The heart of the border dispute lies in boundaries drawn during the French colonial era, when early 20th‑century treaties fixed a rigid line across what had long been a fluid cultural frontier. The region has since known intense war and instability, albeit previously unrelated to this haphazard border demarcation. From 1967 through 1998, Cambodia endured a brutal civil war that drew in both regional and global powers, leaving its territory among the most heavily land mined on earth. On July 23, one of those remnants maimed five Thai soldiers, prompting shutdowns of both countries’ embassies.

Nevertheless, until only a few weeks ago, the borderlands had settled into a decades-long calm, with people from both sides enjoying picnics at temple sites. According to official reports, Thai soldiers became agitated when Cambodians sang their national anthem at one of these sites, and that’s around when the violence intensified. Nobody seems to have wanted this war, and if you watch accounts like Preston Stewart’s, the Cambodian troops were so unprepared that many are fighting in t‑shirts and flip‑flops.

Recent headlines have been dominated by deadly clashes along the disputed border. Most of those killed have been civilians, with both militaries blaming each other for targeting innocents. Thus far, clashes between Thai and Cambodian troops along the two countries’ disputed border have killed at least 14 people and displaced 120,000 others.

Like most things in Southeast Asia these days, there’s much beneath the headlines. Along this stretch of frontier, Chinese-run scam centers and the illicit capital they generate form part of the conflict’s backdrop—and while it’s too early to call them the driving force, their weight is too significant to ignore.

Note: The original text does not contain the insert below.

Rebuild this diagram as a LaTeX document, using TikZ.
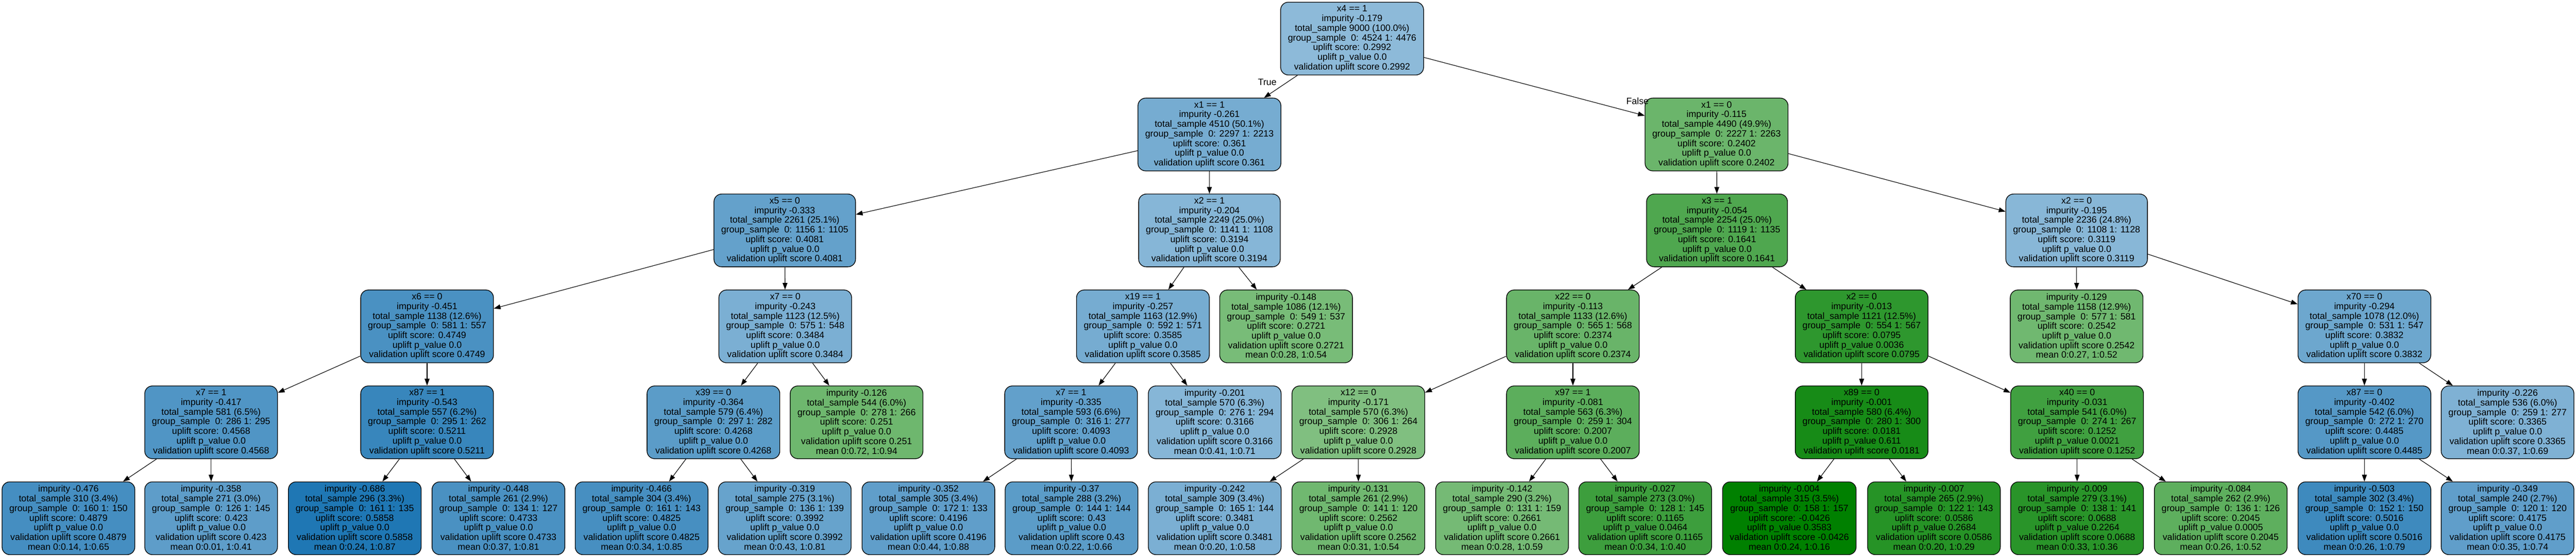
\documentclass[tikz,border=0pt]{standalone}
\usepackage{fontspec}
\setmainfont{Liberation Sans}
\usetikzlibrary{arrows.meta}
\definecolor{tabblue}{HTML}{1F77B4}
\definecolor{dgreen}{HTML}{008000}
\newcommand{\nodefnt}{\fontsize{9.5pt}{10pt}\selectfont}
\newcommand{\mkint}[7]{#1\\impurity #2\\total\_sample #3\\group\_sample\ \ 0: #4\\uplift score: #5\\uplift p\_value #6\\validation uplift score #7}
\newcommand{\mkleaf}[7]{impurity #1\\total\_sample #2\\group\_sample\ \ 0: #3\\uplift score: #4\\uplift p\_value #5\\validation uplift score #6\\mean #7}
\begin{document}
\begin{tikzpicture}[x=0.5pt,y=-0.5pt,
  tn/.style={draw=black, line width=0.7pt, rounded corners=8pt, align=center,
    inner xsep=7.5pt, inner ysep=0pt, minimum height=75.5pt, font=\nodefnt},
  bl/.style={tn, fill=tabblue!#1},
  gr/.style={tn, fill=dgreen!#1},
  conn/.style={-{Triangle[length=7pt,width=5pt]}, line width=0.6pt},
  elab/.style={font=\nodefnt, inner sep=0pt}]
\useasboundingbox (0,0) rectangle (5344,1155);
% level 0
\node[bl=51] (n0) at (2805,80) {\mkint{x4 == 1}{-0.179}{9000 (100.0\%)}{4524 1: 4476}{0.2992}{0.0}{0.2992}};
% level 1
\node[bl=61] (n1) at (2509,279) {\mkint{x1 == 1}{-0.261}{4510 (50.1\%)}{2297 1: 2213}{0.361}{0.0}{0.361}};
\node[gr=58] (n2) at (3561,279) {\mkint{x1 == 0}{-0.115}{4490 (49.9\%)}{2227 1: 2263}{0.2402}{0.0}{0.2402}};
% level 2
\node[bl=69] (n3) at (1628,478) {\mkint{x5 == 0}{-0.333}{2261 (25.1\%)}{1156 1: 1105}{0.4081}{0.0}{0.4081}};
\node[bl=54] (n4) at (2509,478) {\mkint{x2 == 1}{-0.204}{2249 (25.0\%)}{1141 1: 1108}{0.3194}{0.0}{0.3194}};
\node[gr=69] (n5) at (3562,478) {\mkint{x3 == 1}{-0.054}{2254 (25.0\%)}{1119 1: 1135}{0.1641}{0.0}{0.1641}};
\node[bl=53] (n6) at (4308,478) {\mkint{x2 == 0}{-0.195}{2236 (24.8\%)}{1108 1: 1128}{0.3119}{0.0}{0.3119}};
% level 3
\node[bl=81] (n7) at (886,677) {\mkint{x6 == 0}{-0.451}{1138 (12.6\%)}{581 1: 557}{0.4749}{0.0}{0.4749}};
\node[bl=59] (n8) at (1629,677) {\mkint{x7 == 0}{-0.243}{1123 (12.5\%)}{575 1: 548}{0.3484}{0.0}{0.3484}};
\node[bl=61] (n9) at (2371,677) {\mkint{x19 == 1}{-0.257}{1163 (12.9\%)}{592 1: 571}{0.3585}{0.0}{0.3585}};
\node[gr=53] (n10) at (2668,677) {\mkleaf{-0.148}{1086 (12.1\%)}{549 1: 537}{0.2721}{0.0}{0.2721}{0:0.28, 1:0.54}};
\node[gr=59] (n11) at (3263,677) {\mkint{x22 == 0}{-0.113}{1133 (12.6\%)}{565 1: 568}{0.2374}{0.0}{0.2374}};
\node[gr=82] (n12) at (3862,677) {\mkint{x2 == 0}{-0.013}{1121 (12.5\%)}{554 1: 567}{0.0795}{0.0036}{0.0795}};
\node[gr=56] (n13) at (4308,677) {\mkleaf{-0.129}{1158 (12.9\%)}{577 1: 581}{0.2542}{0.0}{0.2542}{0:0.27, 1:0.52}};
\node[bl=65] (n14) at (4905,677) {\mkint{x70 == 0}{-0.294}{1078 (12.0\%)}{531 1: 547}{0.3832}{0.0}{0.3832}};
% level 4
\node[bl=78] (n15) at (438,876) {\mkint{x7 == 1}{-0.417}{581 (6.5\%)}{286 1: 295}{0.4568}{0.0}{0.4568}};
\node[bl=89] (n16) at (886,876) {\mkint{x87 == 1}{-0.543}{557 (6.2\%)}{295 1: 262}{0.5211}{0.0}{0.5211}};
\node[bl=73] (n17) at (1480,876) {\mkint{x39 == 0}{-0.364}{579 (6.4\%)}{297 1: 282}{0.4268}{0.0}{0.4268}};
\node[gr=57] (n18) at (1777,876) {\mkleaf{-0.126}{544 (6.0\%)}{278 1: 266}{0.251}{0.0}{0.251}{0:0.72, 1:0.94}};
\node[bl=70] (n19) at (2222,876) {\mkint{x7 == 1}{-0.335}{593 (6.6\%)}{316 1: 277}{0.4093}{0.0}{0.4093}};
\node[bl=54] (n20) at (2520,876) {\mkleaf{-0.201}{570 (6.3\%)}{276 1: 294}{0.3166}{0.0}{0.3166}{0:0.41, 1:0.71}};
\node[gr=50] (n21) at (2818,876) {\mkint{x12 == 0}{-0.171}{570 (6.3\%)}{306 1: 264}{0.2928}{0.0}{0.2928}};
\node[gr=64] (n22) at (3263,876) {\mkint{x97 == 1}{-0.081}{563 (6.3\%)}{259 1: 304}{0.2007}{0.0}{0.2007}};
\node[gr=91] (n23) at (3862,876) {\mkint{x89 == 0}{-0.001}{580 (6.4\%)}{280 1: 300}{0.0181}{0.611}{0.0181}};
\node[gr=75] (n24) at (4309,876) {\mkint{x40 == 0}{-0.031}{541 (6.0\%)}{274 1: 267}{0.1252}{0.0021}{0.1252}};
\node[bl=76] (n25) at (4905,876) {\mkint{x87 == 0}{-0.402}{542 (6.0\%)}{272 1: 270}{0.4485}{0.0}{0.4485}};
\node[bl=57] (n26) at (5202,876) {\mkleaf{-0.226}{536 (6.0\%)}{259 1: 277}{0.3365}{0.0}{0.3365}{0:0.37, 1:0.69}};
% level 5
\node[bl=83] (l1) at (142,1075) {\mkleaf{-0.476}{310 (3.4\%)}{160 1: 150}{0.4879}{0.0}{0.4879}{0:0.14, 1:0.65}};
\node[bl=72] (l2) at (438,1075) {\mkleaf{-0.358}{271 (3.0\%)}{126 1: 145}{0.423}{0.0}{0.423}{0:0.01, 1:0.41}};
\node[bl=100] (l3) at (736,1075) {\mkleaf{-0.686}{296 (3.3\%)}{161 1: 135}{0.5858}{0.0}{0.5858}{0:0.24, 1:0.87}};
\node[bl=81] (l4) at (1034,1075) {\mkleaf{-0.448}{261 (2.9\%)}{134 1: 127}{0.4733}{0.0}{0.4733}{0:0.37, 1:0.81}};
\node[bl=82] (l5) at (1331,1075) {\mkleaf{-0.466}{304 (3.4\%)}{161 1: 143}{0.4825}{0.0}{0.4825}{0:0.34, 1:0.85}};
\node[bl=68] (l6) at (1628,1075) {\mkleaf{-0.319}{275 (3.1\%)}{136 1: 139}{0.3992}{0.0}{0.3992}{0:0.43, 1:0.81}};
\node[bl=71] (l7) at (1926,1075) {\mkleaf{-0.352}{305 (3.4\%)}{172 1: 133}{0.4196}{0.0}{0.4196}{0:0.44, 1:0.88}};
\node[bl=73] (l8) at (2223,1075) {\mkleaf{-0.37}{288 (3.2\%)}{144 1: 144}{0.43}{0.0}{0.43}{0:0.22, 1:0.66}};
\node[bl=59] (l9) at (2520,1075) {\mkleaf{-0.242}{309 (3.4\%)}{165 1: 144}{0.3481}{0.0}{0.3481}{0:0.20, 1:0.58}};
\node[gr=56] (l10) at (2818,1075) {\mkleaf{-0.131}{261 (2.9\%)}{141 1: 120}{0.2562}{0.0}{0.2562}{0:0.31, 1:0.54}};
\node[gr=54] (l11) at (3116,1075) {\mkleaf{-0.142}{290 (3.2\%)}{131 1: 159}{0.2661}{0.0}{0.2661}{0:0.28, 1:0.59}};
\node[gr=76] (l12) at (3413,1075) {\mkleaf{-0.027}{273 (3.0\%)}{128 1: 145}{0.1165}{0.0464}{0.1165}{0:0.34, 1:0.40}};
\node[gr=100] (l13) at (3712,1075) {\mkleaf{-0.004}{315 (3.5\%)}{158 1: 157}{-0.0426}{0.3583}{-0.0426}{0:0.24, 1:0.16}};
\node[gr=85] (l14) at (4012,1075) {\mkleaf{-0.007}{265 (2.9\%)}{122 1: 143}{0.0586}{0.2684}{0.0586}{0:0.20, 1:0.29}};
\node[gr=84] (l15) at (4309,1075) {\mkleaf{-0.009}{279 (3.1\%)}{138 1: 141}{0.0688}{0.2264}{0.0688}{0:0.33, 1:0.36}};
\node[gr=63] (l16) at (4607,1075) {\mkleaf{-0.084}{262 (2.9\%)}{136 1: 126}{0.2045}{0.0005}{0.2045}{0:0.26, 1:0.52}};
\node[bl=86] (l17) at (4905,1075) {\mkleaf{-0.503}{302 (3.4\%)}{152 1: 150}{0.5016}{0.0}{0.5016}{0:0.26, 1:0.79}};
\node[bl=71] (l18) at (5202,1075) {\mkleaf{-0.349}{240 (2.7\%)}{120 1: 120}{0.4175}{0.0}{0.4175}{0:0.35, 1:0.74}};
% connectors
\draw[conn] (n0) -- (n1);
\draw[conn] (n0) -- (n2);
\node[elab] (tlab) at (2629,170) {True};
\node[elab] (flab) at (3397,210) {False};
\draw[conn] (n1) -- (n3);
\draw[conn] (n1) -- (n4);
\draw[conn] (n2) -- (n5);
\draw[conn] (n2) -- (n6);
\draw[conn] (n3) -- (n7);
\draw[conn] (n3) -- (n8);
\draw[conn] (n4) -- (n9);
\draw[conn] (n4) -- (n10);
\draw[conn] (n5) -- (n11);
\draw[conn] (n5) -- (n12);
\draw[conn] (n6) -- (n13);
\draw[conn] (n6) -- (n14);
\draw[conn] (n7) -- (n15);
\draw[conn] (n7) -- (n16);
\draw[conn] (n8) -- (n17);
\draw[conn] (n8) -- (n18);
\draw[conn] (n9) -- (n19);
\draw[conn] (n9) -- (n20);
\draw[conn] (n11) -- (n21);
\draw[conn] (n11) -- (n22);
\draw[conn] (n12) -- (n23);
\draw[conn] (n12) -- (n24);
\draw[conn] (n14) -- (n25);
\draw[conn] (n14) -- (n26);
\draw[conn] (n15) -- (l1);
\draw[conn] (n15) -- (l2);
\draw[conn] (n16) -- (l3);
\draw[conn] (n16) -- (l4);
\draw[conn] (n17) -- (l5);
\draw[conn] (n17) -- (l6);
\draw[conn] (n19) -- (l7);
\draw[conn] (n19) -- (l8);
\draw[conn] (n21) -- (l9);
\draw[conn] (n21) -- (l10);
\draw[conn] (n22) -- (l11);
\draw[conn] (n22) -- (l12);
\draw[conn] (n23) -- (l13);
\draw[conn] (n23) -- (l14);
\draw[conn] (n24) -- (l15);
\draw[conn] (n24) -- (l16);
\draw[conn] (n25) -- (l17);
\draw[conn] (n25) -- (l18);
\end{tikzpicture}
\end{document}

This piece will unpack that dimension and explain how illicit economies intersect with the border tensions in ways most coverage has missed.

A little context

I knew something was off when Thai authorities suspended the leadership of Prime Minister Paetongtarn Shinawatra, the youngest in the country’s history and only the second woman to hold the post, over a call with former Cambodian Prime Minister Hun Sen. In the leaked conversation, Paetongtarn addressed Hun as “uncle,” offered to “take care of anything you need,” and described Thailand’s top general as “opposing” and out of step with the nation’s interest—remarks that ignited accusations of compromising sovereignty and deference to Cambodian influence. We’ll likely never know the full context of that exchange, but there is much to parse between the lines.